I have a 2 node cluster with 1 shard per node and no replication. The cluster is used for logging and uses daily indexes. Normally everything runs fine but the index that was created a few days ago turned red half way through the day and stopped accepting data.

If a do a /_cluster/allocation/explain i get the following error explanation:

cannot allocate because allocation is not permitted to any of the nodes that hold an in-sync shard copy

Both nodes are otherwise running fine and accepting data on all other indices. Has anybody got an idea as to what is causing this and what I can do to fix it?


(Mark Walkom) #2

What version are you on? Can you show us the complete output from the allocation call?

That's not an ideal deployment, for many reasons.


(Lars Riis Olsen) #3

We are currently on 5.3.0. This is the full error message:

{
"index": "logstash-2017.05.02",
"shard": 1,
"primary": true,
"current_state": "unassigned",
"unassigned_info": {
"reason": "ALLOCATION_FAILED",
"at": "2017-05-08T19:14:45.122Z",
"failed_allocation_attempts": 5,
"details": "failed to create shard, failure IOException[failed to obtain in-memory shard lock]; nested: ShardLockObtainFailedException[[logstash-2017.05.02][1]: obtaining shard lock timed out after 5000ms]; ",
"last_allocation_status": "no"
},
"can_allocate": "no",
"allocate_explanation": "cannot allocate because allocation is not permitted to any of the nodes that hold an in-sync shard copy",
"node_allocation_decisions": [
{
"node_id": "P06M7-VqSfuHCnz77thsjA",
"node_name": "es2-node-2",
"transport_address": "192.168.20.245:9300",
"node_decision": "no",
"store": {
"found": false
}
},
{
"node_id": "s4vzlt_zSFiGBV0VoyOzuA",
"node_name": "es2-node-1",
"transport_address": "192.168.23.233:9300",
"node_decision": "no",
"store": {
"in_sync": true,
"allocation_id": "jibPirrbQcSgmjLmFqLIzQ"
},
"deciders": [
{
"decider": "max_retry",
"decision": "NO",
"explanation": "shard has exceeded the maximum number of retries [5] on failed allocation attempts - manually call [/_cluster/reroute?retry_failed=true] to retry, [unassigned_info[[reason=ALLOCATION_FAILED], at[2017-05-08T19:14:45.122Z], failed_attempts[5], delayed=false, details[failed to create shard, failure IOException[failed to obtain in-memory shard lock]; nested: ShardLockObtainFailedException[[logstash-2017.05.02][1]: obtaining shard lock timed out after 5000ms]; ], allocation_status[deciders_no]]]"
}
]
}
]
}


(Mos Yang) #4

I have similar problem, too. My servers encountered HW crash and ES cluster has many unassigned shards.

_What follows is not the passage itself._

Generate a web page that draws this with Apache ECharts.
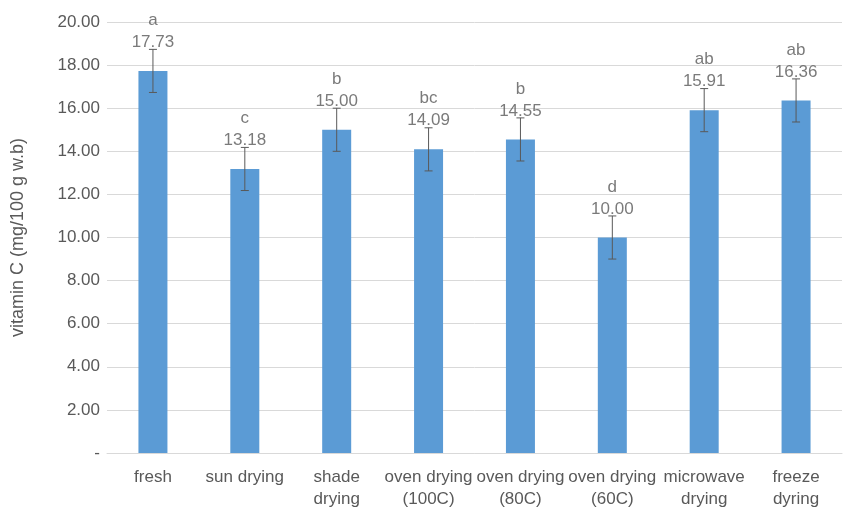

GET /_cluster/allocation/explain
"details": "failed to create shard, failure FileSystemException[/data/elasticsearch/data/nodes/0/indices/35ByVBpBTdiFQ_TLgq4L2w/5/_state/state-1.st.tmp: Read-only file system]"

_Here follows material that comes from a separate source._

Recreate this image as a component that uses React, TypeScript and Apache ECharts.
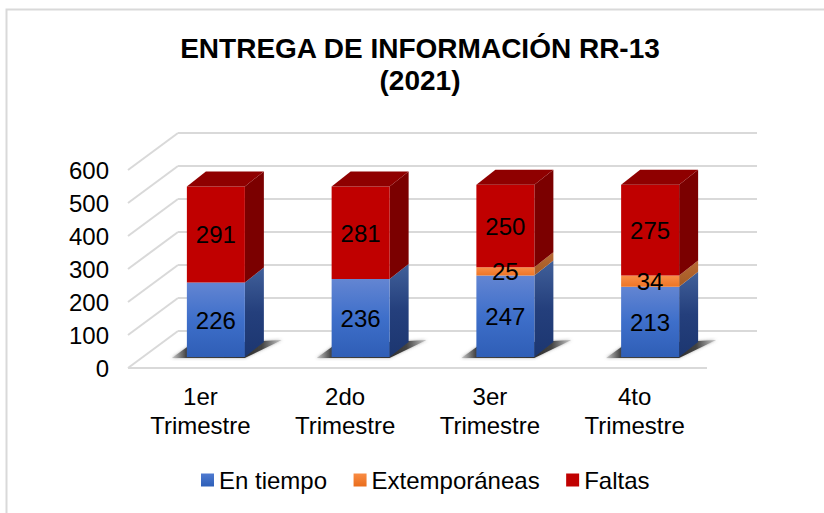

I use reroute API to fix those unassigned shards because I see the explanation as below

"explanation": "shard has exceeded the maximum number of retries [5] on failed allocation attempts - manually call [/_cluster/reroute?retry_failed=true] to retry

So, POST /_cluster/reroute?retry_failed=true may help you.


(system) #5

This topic was automatically closed 28 days after the last reply. New replies are no longer allowed.